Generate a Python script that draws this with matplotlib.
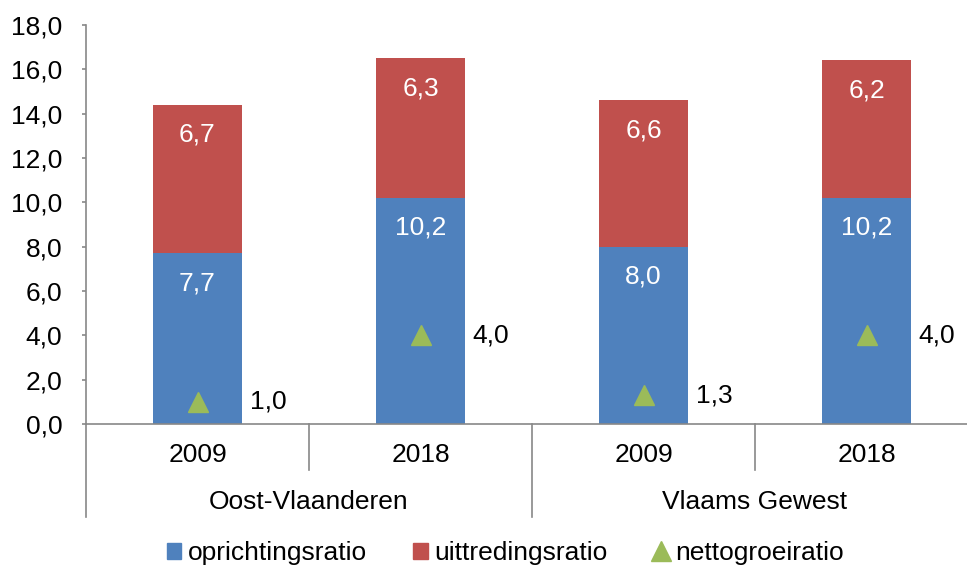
import matplotlib.pyplot as plt
from matplotlib.lines import Line2D
from matplotlib.patches import Patch

plt.rcParams['font.family'] = ['Liberation Sans', 'DejaVu Sans']

years = ['2009', '2018', '2009', '2018']
groups = ['Oost-Vlaanderen', 'Vlaams Gewest']
oprichting = [7.7, 10.2, 8.0, 10.2]
uittreding = [6.7, 6.3, 6.6, 6.2]
nettogroei = [1.0, 4.0, 1.3, 4.0]

BLUE, RED, GREEN = '#4F81BD', '#C0504D', '#9BBB59'
AXC = '#888888'
FS = 19

W, H = 967, 567
fig = plt.figure(figsize=(W / 100, H / 100), dpi=100)
ax = fig.add_axes([86 / W, (H - 424) / H, (978 - 86) / W, (424 - 25) / H])

x = list(range(len(years)))
ax.bar(x, oprichting, width=0.4, color=BLUE, edgecolor='none')
ax.bar(x, uittreding, width=0.4, bottom=oprichting, color=RED, edgecolor='none')
ax.plot(x, nettogroei, linestyle='none', marker='^', markersize=14, color=GREEN)

def fmt(v):
    return f'{v:.1f}'.replace('.', ',')

for xi, b, r, n in zip(x, oprichting, uittreding, nettogroei):
    ax.annotate(fmt(b), (xi, b), xytext=(0, -30), textcoords='offset pixels',
                ha='center', va='center', color='white', fontsize=FS)
    ax.annotate(fmt(r), (xi, b + r), xytext=(0, -30), textcoords='offset pixels',
                ha='center', va='center', color='white', fontsize=FS)
    ax.annotate(fmt(n), (xi, n), xytext=(52, 0), textcoords='offset pixels',
                ha='left', va='center', color='black', fontsize=FS)

ax.set_xlim(-0.5, 3.5)
ax.set_ylim(0, 18)
ax.set_yticks(range(0, 19, 2))
ax.set_yticklabels([fmt(v) for v in range(0, 19, 2)], fontsize=FS)
ax.tick_params(axis='y', length=3, color=AXC, width=1.2, pad=14)
ax.set_xticks([])
for s in ['top', 'right']:
    ax.spines[s].set_visible(False)
for s in ['left', 'bottom']:
    ax.spines[s].set_color(AXC)
    ax.spines[s].set_linewidth(1.2)

# two-level category axis below the baseline
unit = 399 / 18  # pixels per data unit
def ypix(p):
    return -p / unit

for xi, yr in zip(x, years):
    ax.text(xi, ypix(31), yr, ha='center', va='center', fontsize=FS)
for gi, g in enumerate(groups):
    ax.text(gi * 2 + 0.5, ypix(78), g, ha='center', va='center', fontsize=FS)

for xs, depth in [(-0.5, 93), (0.5, 46), (1.5, 93), (2.5, 46)]:
    ax.add_line(Line2D([xs, xs], [0, ypix(depth)], color=AXC, lw=1.2, clip_on=False))

handles = [Patch(color=BLUE, label='oprichtingsratio'),
           Patch(color=RED, label='uittredingsratio'),
           Line2D([], [], linestyle='none', marker='^', markersize=14, color=GREEN,
                  label='nettogroeiratio')]
fig.legend(handles=handles, loc='center', bbox_to_anchor=(505 / W, 1 - 553 / H),
           ncol=3, frameon=False, fontsize=FS, handlelength=0.55, handleheight=0.55,
           handletextpad=0.25, columnspacing=1.75)

fig.savefig('out.png', dpi=100)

.....

> TASK TO CARRY OUT:
Skipping the pictures, transcribe each line above exactly as it appears.

> WRITTEN SOLUTION:
Generate a Python script that draws this with matplotlib.
import matplotlib.pyplot as plt
from matplotlib.lines import Line2D
from matplotlib.patches import Patch

plt.rcParams['font.family'] = ['Liberation Sans', 'DejaVu Sans']

years = ['2009', '2018', '2009', '2018']
groups = ['Oost-Vlaanderen', 'Vlaams Gewest']
oprichting = [7.7, 10.2, 8.0, 10.2]
uittreding = [6.7, 6.3, 6.6, 6.2]
nettogroei = [1.0, 4.0, 1.3, 4.0]

BLUE, RED, GREEN = '#4F81BD', '#C0504D', '#9BBB59'
AXC = '#888888'
FS = 19

W, H = 967, 567
fig = plt.figure(figsize=(W / 100, H / 100), dpi=100)
ax = fig.add_axes([86 / W, (H - 424) / H, (978 - 86) / W, (424 - 25) / H])

x = list(range(len(years)))
ax.bar(x, oprichting, width=0.4, color=BLUE, edgecolor='none')
ax.bar(x, uittreding, width=0.4, bottom=oprichting, color=RED, edgecolor='none')
ax.plot(x, nettogroei, linestyle='none', marker='^', markersize=14, color=GREEN)

def fmt(v):
    return f'{v:.1f}'.replace('.', ',')

for xi, b, r, n in zip(x, oprichting, uittreding, nettogroei):
    ax.annotate(fmt(b), (xi, b), xytext=(0, -30), textcoords='offset pixels',
                ha='center', va='center', color='white', fontsize=FS)
    ax.annotate(fmt(r), (xi, b + r), xytext=(0, -30), textcoords='offset pixels',
                ha='center', va='center', color='white', fontsize=FS)
    ax.annotate(fmt(n), (xi, n), xytext=(52, 0), textcoords='offset pixels',
                ha='left', va='center', color='black', fontsize=FS)

ax.set_xlim(-0.5, 3.5)
ax.set_ylim(0, 18)
ax.set_yticks(range(0, 19, 2))
ax.set_yticklabels([fmt(v) for v in range(0, 19, 2)], fontsize=FS)
ax.tick_params(axis='y', length=3, color=AXC, width=1.2, pad=14)
ax.set_xticks([])
for s in ['top', 'right']:
    ax.spines[s].set_visible(False)
for s in ['left', 'bottom']:
    ax.spines[s].set_color(AXC)
    ax.spines[s].set_linewidth(1.2)

# two-level category axis below the baseline
unit = 399 / 18  # pixels per data unit
def ypix(p):
    return -p / unit

for xi, yr in zip(x, years):
    ax.text(xi, ypix(31), yr, ha='center', va='center', fontsize=FS)
for gi, g in enumerate(groups):
    ax.text(gi * 2 + 0.5, ypix(78), g, ha='center', va='center', fontsize=FS)

for xs, depth in [(-0.5, 93), (0.5, 46), (1.5, 93), (2.5, 46)]:
    ax.add_line(Line2D([xs, xs], [0, ypix(depth)], color=AXC, lw=1.2, clip_on=False))

handles = [Patch(color=BLUE, label='oprichtingsratio'),
           Patch(color=RED, label='uittredingsratio'),
           Line2D([], [], linestyle='none', marker='^', markersize=14, color=GREEN,
                  label='nettogroeiratio')]
fig.legend(handles=handles, loc='center', bbox_to_anchor=(505 / W, 1 - 553 / H),
           ncol=3, frameon=False, fontsize=FS, handlelength=0.55, handleheight=0.55,
           handletextpad=0.25, columnspacing=1.75)

fig.savefig('out.png', dpi=100)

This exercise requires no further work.